By Jack Bourassa
Regional Executive Vice President, Public Service Alliance of Canada
Dominion Diamond showed its true colours in November when the company decided to pack up their Yellowknife office and move their headquarters to Calgary.
Yet just as worrisome is the complete absence of a response from the government of the Northwest Territories.
The move was met not with a bang but a whimper from the territory’s premier and top politicians, many of whom campaigned on a promise of a strong and vibrant mining sector.
Dominion Diamond’s move is bad news for all residents of the NWT.
One hundred hard-working Dominion Diamond employees lost their jobs in the shuffle, and it’s also going to hurt local business owners, who will take a hit both from workers moving out of Yellowknife and the loss of big contracts with Dominion.
The true impacts of this move will take months to ripple out, affecting workers and their families and altering the very image Dominion has tried so hard to keep up.
So where is the government’s response to this shifting landscape?
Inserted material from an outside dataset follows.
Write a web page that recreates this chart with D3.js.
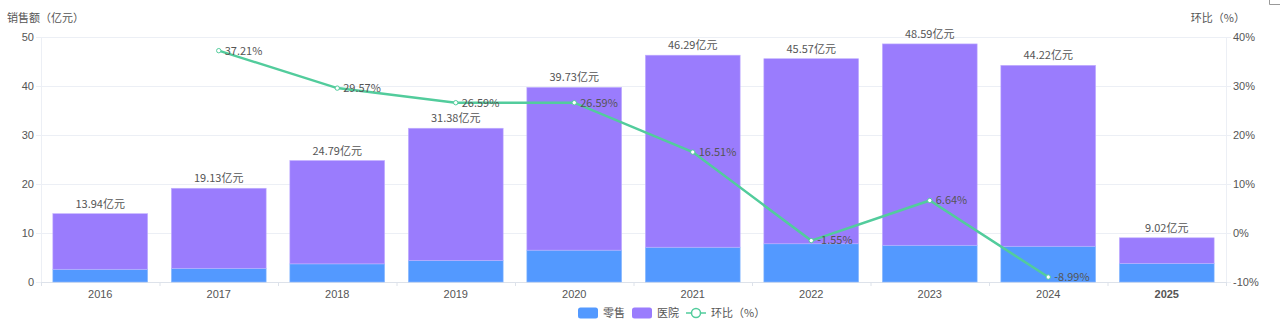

The government was equally quiet when DeBoers chose to shift part of its workforce to Calgary last October.
Approximately 40% of the territory’s economy relies on mining, and if Premier Bob McLeod intends to stimulate the growth of the economy and our population, his government needs to stop the bleeding.
The GNWT will feel the pinch with the loss of federal transfer payments from a declining population.
The onus also lies with mining companies themselves to re-invest the profits of their mining operations into the territory.
For years, Dominion has insisted they’re a “Northern company” with their workers and leadership based right out of Yellowknife.
Last year, Dominion’s Chief Operations Officer Chantal Lavoie was quick to poke fun of De Beers for moving south just as he accepted the Corporate Business of the Year award on behalf of Dominion.
During his speech, Lavoie remarked on Dominion's decision to move its head office to Yellowknife and how positive it had been for the company.
"More than two thirds of our staff and employees now live here," he said to the crowd, which included Premier Bob McLeod, Minister of Industry, Tourism and Investment David Ramsay and Deputy Mayor Linda Bussey.
And in an even more abrupt about-face, Dominion placed a full-page ad in UpHere Magazine with the powerful tagline “Dominion Diamond, committed to the North” and touting its Yellowknife headquarters just days before they announced their decision to move to Calgary.
This double speak is especially troubling to workers at Dominion who are looking for a new contract after being without a collective agreement for more than 30 months.
If the company is willing to let Northerners down just to save a few million dollars, what can we expect from them at the bargaining table?